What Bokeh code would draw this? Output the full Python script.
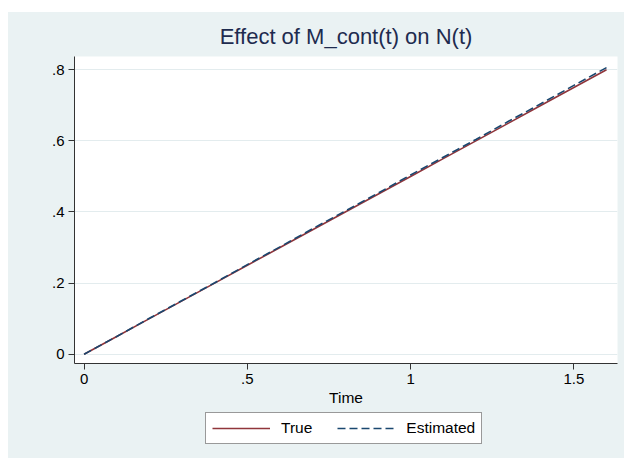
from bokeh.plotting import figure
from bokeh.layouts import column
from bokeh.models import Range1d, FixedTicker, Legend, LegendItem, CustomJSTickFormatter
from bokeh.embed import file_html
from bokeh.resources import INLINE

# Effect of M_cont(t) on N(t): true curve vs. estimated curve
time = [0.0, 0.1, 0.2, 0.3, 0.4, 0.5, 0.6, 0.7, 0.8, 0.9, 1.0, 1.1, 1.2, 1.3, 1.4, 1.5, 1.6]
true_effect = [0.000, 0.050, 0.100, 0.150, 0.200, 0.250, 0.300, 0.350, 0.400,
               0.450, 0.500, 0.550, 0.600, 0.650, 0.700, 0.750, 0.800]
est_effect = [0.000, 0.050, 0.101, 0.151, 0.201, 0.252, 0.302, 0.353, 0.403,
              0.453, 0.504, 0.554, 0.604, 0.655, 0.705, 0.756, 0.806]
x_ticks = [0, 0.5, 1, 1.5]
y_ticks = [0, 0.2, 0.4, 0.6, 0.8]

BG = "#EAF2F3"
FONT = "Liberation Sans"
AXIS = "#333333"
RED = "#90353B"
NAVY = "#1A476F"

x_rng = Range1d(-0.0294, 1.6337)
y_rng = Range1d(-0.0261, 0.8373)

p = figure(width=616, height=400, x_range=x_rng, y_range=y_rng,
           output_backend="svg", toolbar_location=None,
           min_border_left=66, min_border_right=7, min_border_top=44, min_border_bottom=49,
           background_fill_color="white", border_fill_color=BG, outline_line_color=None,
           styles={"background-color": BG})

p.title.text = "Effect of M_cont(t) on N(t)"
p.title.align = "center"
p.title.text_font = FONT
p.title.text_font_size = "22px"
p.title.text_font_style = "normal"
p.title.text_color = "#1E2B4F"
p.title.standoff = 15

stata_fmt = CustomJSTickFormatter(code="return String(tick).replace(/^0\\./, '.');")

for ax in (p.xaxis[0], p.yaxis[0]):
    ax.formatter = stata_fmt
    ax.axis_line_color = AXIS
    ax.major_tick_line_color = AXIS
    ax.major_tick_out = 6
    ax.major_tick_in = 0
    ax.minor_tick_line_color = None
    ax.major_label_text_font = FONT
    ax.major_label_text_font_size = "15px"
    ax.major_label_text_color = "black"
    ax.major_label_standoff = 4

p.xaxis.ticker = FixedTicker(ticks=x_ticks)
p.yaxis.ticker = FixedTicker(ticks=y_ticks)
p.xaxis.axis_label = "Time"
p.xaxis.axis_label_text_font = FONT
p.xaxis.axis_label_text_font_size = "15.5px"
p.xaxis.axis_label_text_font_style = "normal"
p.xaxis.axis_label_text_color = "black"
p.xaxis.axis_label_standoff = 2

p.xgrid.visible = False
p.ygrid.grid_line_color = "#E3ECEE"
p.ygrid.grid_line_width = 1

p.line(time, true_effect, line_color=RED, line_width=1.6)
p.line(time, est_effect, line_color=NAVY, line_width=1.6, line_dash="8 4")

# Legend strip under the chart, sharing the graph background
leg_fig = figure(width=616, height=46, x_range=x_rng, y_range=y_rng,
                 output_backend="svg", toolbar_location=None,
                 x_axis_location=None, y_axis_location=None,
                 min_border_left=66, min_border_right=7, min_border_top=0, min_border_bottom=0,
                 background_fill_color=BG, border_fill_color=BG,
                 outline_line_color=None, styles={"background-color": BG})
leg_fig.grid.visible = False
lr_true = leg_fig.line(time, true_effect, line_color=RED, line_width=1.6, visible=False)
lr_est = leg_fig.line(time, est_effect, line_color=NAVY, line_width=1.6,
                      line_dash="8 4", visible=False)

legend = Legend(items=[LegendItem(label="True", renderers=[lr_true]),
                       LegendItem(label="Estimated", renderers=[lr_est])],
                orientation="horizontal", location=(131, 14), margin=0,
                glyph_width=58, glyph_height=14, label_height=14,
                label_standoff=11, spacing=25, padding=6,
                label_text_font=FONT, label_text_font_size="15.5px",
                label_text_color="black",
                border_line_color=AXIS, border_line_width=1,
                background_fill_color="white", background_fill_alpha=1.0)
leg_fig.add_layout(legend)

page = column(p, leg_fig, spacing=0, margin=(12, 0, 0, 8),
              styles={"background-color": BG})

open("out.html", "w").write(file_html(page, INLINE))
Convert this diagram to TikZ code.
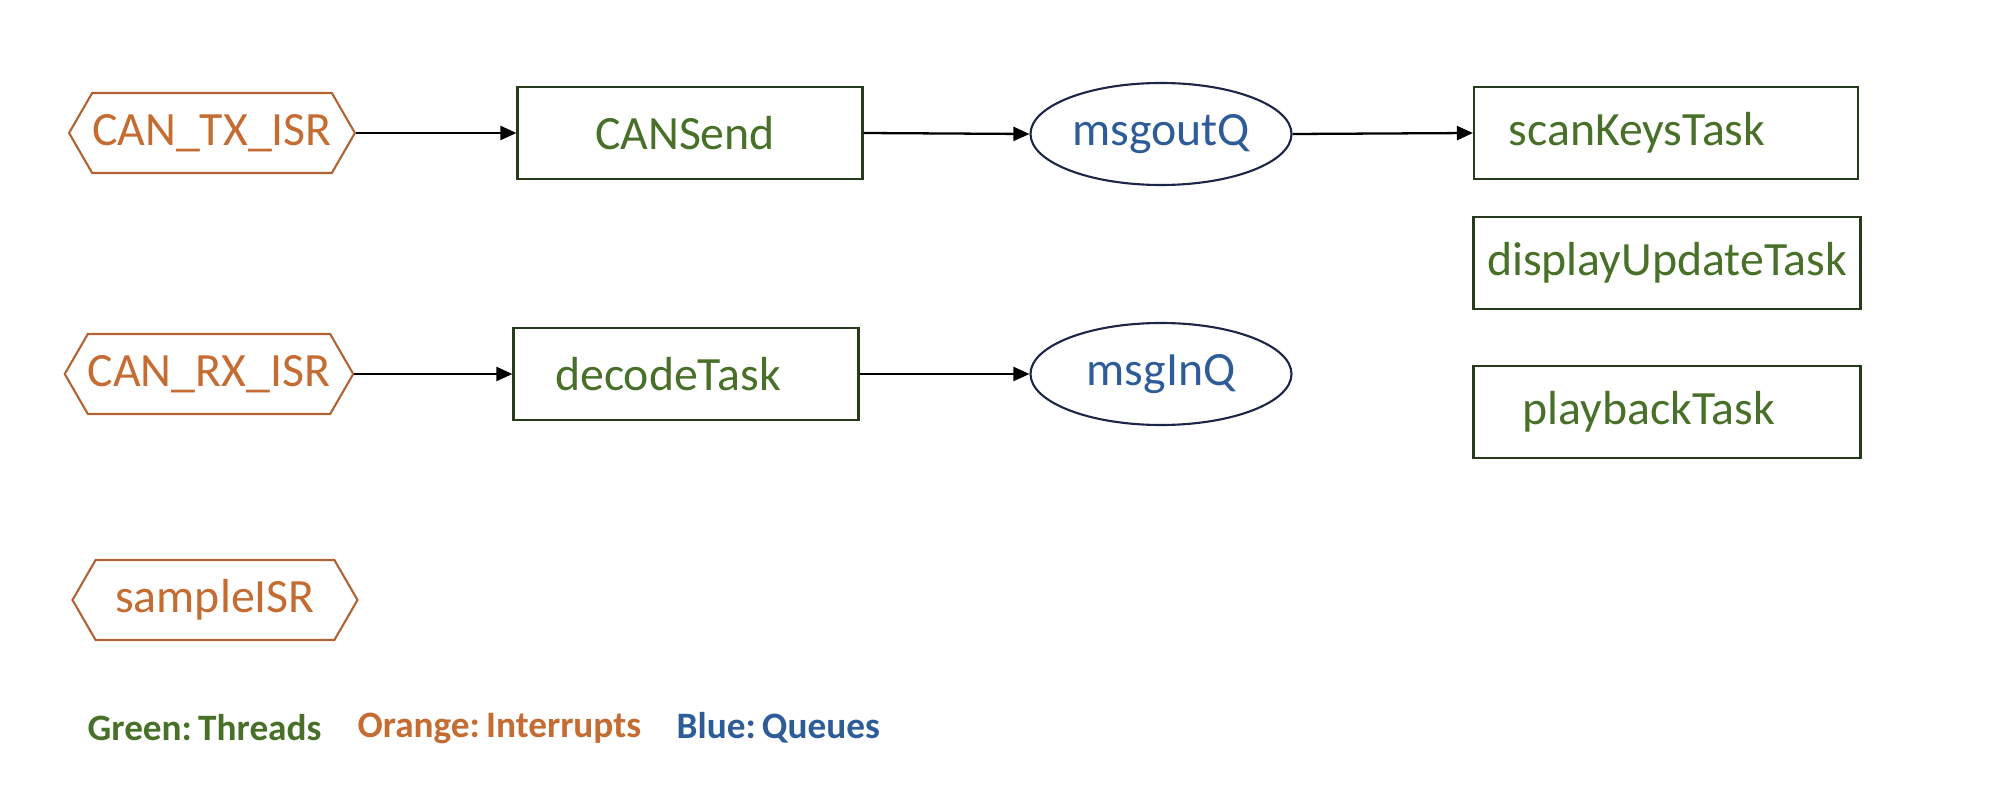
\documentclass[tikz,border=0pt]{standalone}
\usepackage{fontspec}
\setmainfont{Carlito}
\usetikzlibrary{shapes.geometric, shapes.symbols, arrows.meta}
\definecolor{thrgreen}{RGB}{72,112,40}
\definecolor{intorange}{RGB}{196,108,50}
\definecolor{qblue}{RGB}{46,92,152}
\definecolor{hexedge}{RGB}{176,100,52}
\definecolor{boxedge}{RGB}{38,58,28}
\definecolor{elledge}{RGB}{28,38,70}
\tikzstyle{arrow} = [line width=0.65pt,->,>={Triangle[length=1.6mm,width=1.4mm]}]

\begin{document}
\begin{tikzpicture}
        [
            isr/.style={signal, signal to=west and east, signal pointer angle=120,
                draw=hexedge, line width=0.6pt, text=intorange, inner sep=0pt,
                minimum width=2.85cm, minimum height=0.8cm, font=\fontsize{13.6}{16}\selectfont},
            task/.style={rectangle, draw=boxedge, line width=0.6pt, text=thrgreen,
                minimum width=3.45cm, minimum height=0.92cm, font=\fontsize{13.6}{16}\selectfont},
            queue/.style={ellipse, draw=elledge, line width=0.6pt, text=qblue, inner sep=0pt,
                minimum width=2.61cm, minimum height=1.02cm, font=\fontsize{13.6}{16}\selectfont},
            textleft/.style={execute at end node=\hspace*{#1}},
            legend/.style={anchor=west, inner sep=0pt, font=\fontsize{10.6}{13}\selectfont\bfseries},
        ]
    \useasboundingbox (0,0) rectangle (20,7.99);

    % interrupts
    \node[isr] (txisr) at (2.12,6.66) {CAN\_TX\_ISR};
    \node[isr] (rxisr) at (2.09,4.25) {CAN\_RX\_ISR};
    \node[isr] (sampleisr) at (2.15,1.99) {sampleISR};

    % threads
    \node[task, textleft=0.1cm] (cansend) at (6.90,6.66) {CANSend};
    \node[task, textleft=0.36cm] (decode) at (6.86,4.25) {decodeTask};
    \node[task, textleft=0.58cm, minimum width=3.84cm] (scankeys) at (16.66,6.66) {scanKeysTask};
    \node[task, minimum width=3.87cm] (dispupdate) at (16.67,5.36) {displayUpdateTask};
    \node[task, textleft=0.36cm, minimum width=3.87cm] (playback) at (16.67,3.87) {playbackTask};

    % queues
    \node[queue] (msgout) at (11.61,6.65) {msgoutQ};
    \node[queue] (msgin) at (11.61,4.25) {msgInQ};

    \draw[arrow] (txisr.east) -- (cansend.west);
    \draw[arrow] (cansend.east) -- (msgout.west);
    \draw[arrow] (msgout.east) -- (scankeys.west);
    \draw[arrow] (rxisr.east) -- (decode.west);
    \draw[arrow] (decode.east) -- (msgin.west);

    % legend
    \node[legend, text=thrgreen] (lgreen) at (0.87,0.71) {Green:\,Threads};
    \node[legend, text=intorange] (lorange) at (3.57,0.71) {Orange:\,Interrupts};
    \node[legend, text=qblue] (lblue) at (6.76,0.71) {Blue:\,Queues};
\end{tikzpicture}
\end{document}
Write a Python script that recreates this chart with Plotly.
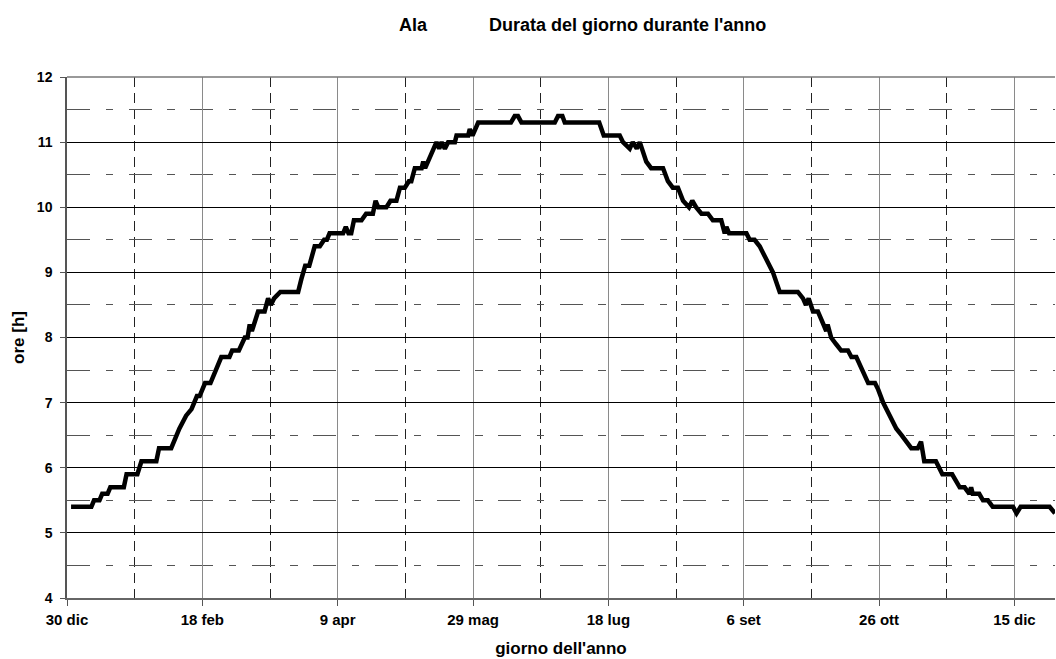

Work to be completed:
Do not include the images; transcribe the rest of the listing exactly.

Correct output:
What Bokeh code would draw this? Output the full Python script.
from bokeh.plotting import figure
from bokeh.layouts import column
from bokeh.models import Range1d, FixedTicker, Legend, LegendItem, CustomJSTickFormatter
from bokeh.embed import file_html
from bokeh.resources import INLINE

# Effect of M_cont(t) on N(t): true curve vs. estimated curve
time = [0.0, 0.1, 0.2, 0.3, 0.4, 0.5, 0.6, 0.7, 0.8, 0.9, 1.0, 1.1, 1.2, 1.3, 1.4, 1.5, 1.6]
true_effect = [0.000, 0.050, 0.100, 0.150, 0.200, 0.250, 0.300, 0.350, 0.400,
               0.450, 0.500, 0.550, 0.600, 0.650, 0.700, 0.750, 0.800]
est_effect = [0.000, 0.050, 0.101, 0.151, 0.201, 0.252, 0.302, 0.353, 0.403,
              0.453, 0.504, 0.554, 0.604, 0.655, 0.705, 0.756, 0.806]
x_ticks = [0, 0.5, 1, 1.5]
y_ticks = [0, 0.2, 0.4, 0.6, 0.8]

BG = "#EAF2F3"
FONT = "Liberation Sans"
AXIS = "#333333"
RED = "#90353B"
NAVY = "#1A476F"

x_rng = Range1d(-0.0294, 1.6337)
y_rng = Range1d(-0.0261, 0.8373)

p = figure(width=616, height=400, x_range=x_rng, y_range=y_rng,
           output_backend="svg", toolbar_location=None,
           min_border_left=66, min_border_right=7, min_border_top=44, min_border_bottom=49,
           background_fill_color="white", border_fill_color=BG, outline_line_color=None,
           styles={"background-color": BG})

p.title.text = "Effect of M_cont(t) on N(t)"
p.title.align = "center"
p.title.text_font = FONT
p.title.text_font_size = "22px"
p.title.text_font_style = "normal"
p.title.text_color = "#1E2B4F"
p.title.standoff = 15

stata_fmt = CustomJSTickFormatter(code="return String(tick).replace(/^0\\./, '.');")

for ax in (p.xaxis[0], p.yaxis[0]):
    ax.formatter = stata_fmt
    ax.axis_line_color = AXIS
    ax.major_tick_line_color = AXIS
    ax.major_tick_out = 6
    ax.major_tick_in = 0
    ax.minor_tick_line_color = None
    ax.major_label_text_font = FONT
    ax.major_label_text_font_size = "15px"
    ax.major_label_text_color = "black"
    ax.major_label_standoff = 4

p.xaxis.ticker = FixedTicker(ticks=x_ticks)
p.yaxis.ticker = FixedTicker(ticks=y_ticks)
p.xaxis.axis_label = "Time"
p.xaxis.axis_label_text_font = FONT
p.xaxis.axis_label_text_font_size = "15.5px"
p.xaxis.axis_label_text_font_style = "normal"
p.xaxis.axis_label_text_color = "black"
p.xaxis.axis_label_standoff = 2

p.xgrid.visible = False
p.ygrid.grid_line_color = "#E3ECEE"
p.ygrid.grid_line_width = 1

p.line(time, true_effect, line_color=RED, line_width=1.6)
p.line(time, est_effect, line_color=NAVY, line_width=1.6, line_dash="8 4")

# Legend strip under the chart, sharing the graph background
leg_fig = figure(width=616, height=46, x_range=x_rng, y_range=y_rng,
                 output_backend="svg", toolbar_location=None,
                 x_axis_location=None, y_axis_location=None,
                 min_border_left=66, min_border_right=7, min_border_top=0, min_border_bottom=0,
                 background_fill_color=BG, border_fill_color=BG,
                 outline_line_color=None, styles={"background-color": BG})
leg_fig.grid.visible = False
lr_true = leg_fig.line(time, true_effect, line_color=RED, line_width=1.6, visible=False)
lr_est = leg_fig.line(time, est_effect, line_color=NAVY, line_width=1.6,
                      line_dash="8 4", visible=False)

legend = Legend(items=[LegendItem(label="True", renderers=[lr_true]),
                       LegendItem(label="Estimated", renderers=[lr_est])],
                orientation="horizontal", location=(131, 14), margin=0,
                glyph_width=58, glyph_height=14, label_height=14,
                label_standoff=11, spacing=25, padding=6,
                label_text_font=FONT, label_text_font_size="15.5px",
                label_text_color="black",
                border_line_color=AXIS, border_line_width=1,
                background_fill_color="white", background_fill_alpha=1.0)
leg_fig.add_layout(legend)

page = column(p, leg_fig, spacing=0, margin=(12, 0, 0, 8),
              styles={"background-color": BG})

open("out.html", "w").write(file_html(page, INLINE))
Convert this diagram to TikZ code.
\documentclass[tikz,border=0pt]{standalone}
\usepackage{fontspec}
\setmainfont{Carlito}
\usetikzlibrary{shapes.geometric, shapes.symbols, arrows.meta}
\definecolor{thrgreen}{RGB}{72,112,40}
\definecolor{intorange}{RGB}{196,108,50}
\definecolor{qblue}{RGB}{46,92,152}
\definecolor{hexedge}{RGB}{176,100,52}
\definecolor{boxedge}{RGB}{38,58,28}
\definecolor{elledge}{RGB}{28,38,70}
\tikzstyle{arrow} = [line width=0.65pt,->,>={Triangle[length=1.6mm,width=1.4mm]}]

\begin{document}
\begin{tikzpicture}
        [
            isr/.style={signal, signal to=west and east, signal pointer angle=120,
                draw=hexedge, line width=0.6pt, text=intorange, inner sep=0pt,
                minimum width=2.85cm, minimum height=0.8cm, font=\fontsize{13.6}{16}\selectfont},
            task/.style={rectangle, draw=boxedge, line width=0.6pt, text=thrgreen,
                minimum width=3.45cm, minimum height=0.92cm, font=\fontsize{13.6}{16}\selectfont},
            queue/.style={ellipse, draw=elledge, line width=0.6pt, text=qblue, inner sep=0pt,
                minimum width=2.61cm, minimum height=1.02cm, font=\fontsize{13.6}{16}\selectfont},
            textleft/.style={execute at end node=\hspace*{#1}},
            legend/.style={anchor=west, inner sep=0pt, font=\fontsize{10.6}{13}\selectfont\bfseries},
        ]
    \useasboundingbox (0,0) rectangle (20,7.99);

    % interrupts
    \node[isr] (txisr) at (2.12,6.66) {CAN\_TX\_ISR};
    \node[isr] (rxisr) at (2.09,4.25) {CAN\_RX\_ISR};
    \node[isr] (sampleisr) at (2.15,1.99) {sampleISR};

    % threads
    \node[task, textleft=0.1cm] (cansend) at (6.90,6.66) {CANSend};
    \node[task, textleft=0.36cm] (decode) at (6.86,4.25) {decodeTask};
    \node[task, textleft=0.58cm, minimum width=3.84cm] (scankeys) at (16.66,6.66) {scanKeysTask};
    \node[task, minimum width=3.87cm] (dispupdate) at (16.67,5.36) {displayUpdateTask};
    \node[task, textleft=0.36cm, minimum width=3.87cm] (playback) at (16.67,3.87) {playbackTask};

    % queues
    \node[queue] (msgout) at (11.61,6.65) {msgoutQ};
    \node[queue] (msgin) at (11.61,4.25) {msgInQ};

    \draw[arrow] (txisr.east) -- (cansend.west);
    \draw[arrow] (cansend.east) -- (msgout.west);
    \draw[arrow] (msgout.east) -- (scankeys.west);
    \draw[arrow] (rxisr.east) -- (decode.west);
    \draw[arrow] (decode.east) -- (msgin.west);

    % legend
    \node[legend, text=thrgreen] (lgreen) at (0.87,0.71) {Green:\,Threads};
    \node[legend, text=intorange] (lorange) at (3.57,0.71) {Orange:\,Interrupts};
    \node[legend, text=qblue] (lblue) at (6.76,0.71) {Blue:\,Queues};
\end{tikzpicture}
\end{document}
Write a Python script that recreates this chart with Plotly.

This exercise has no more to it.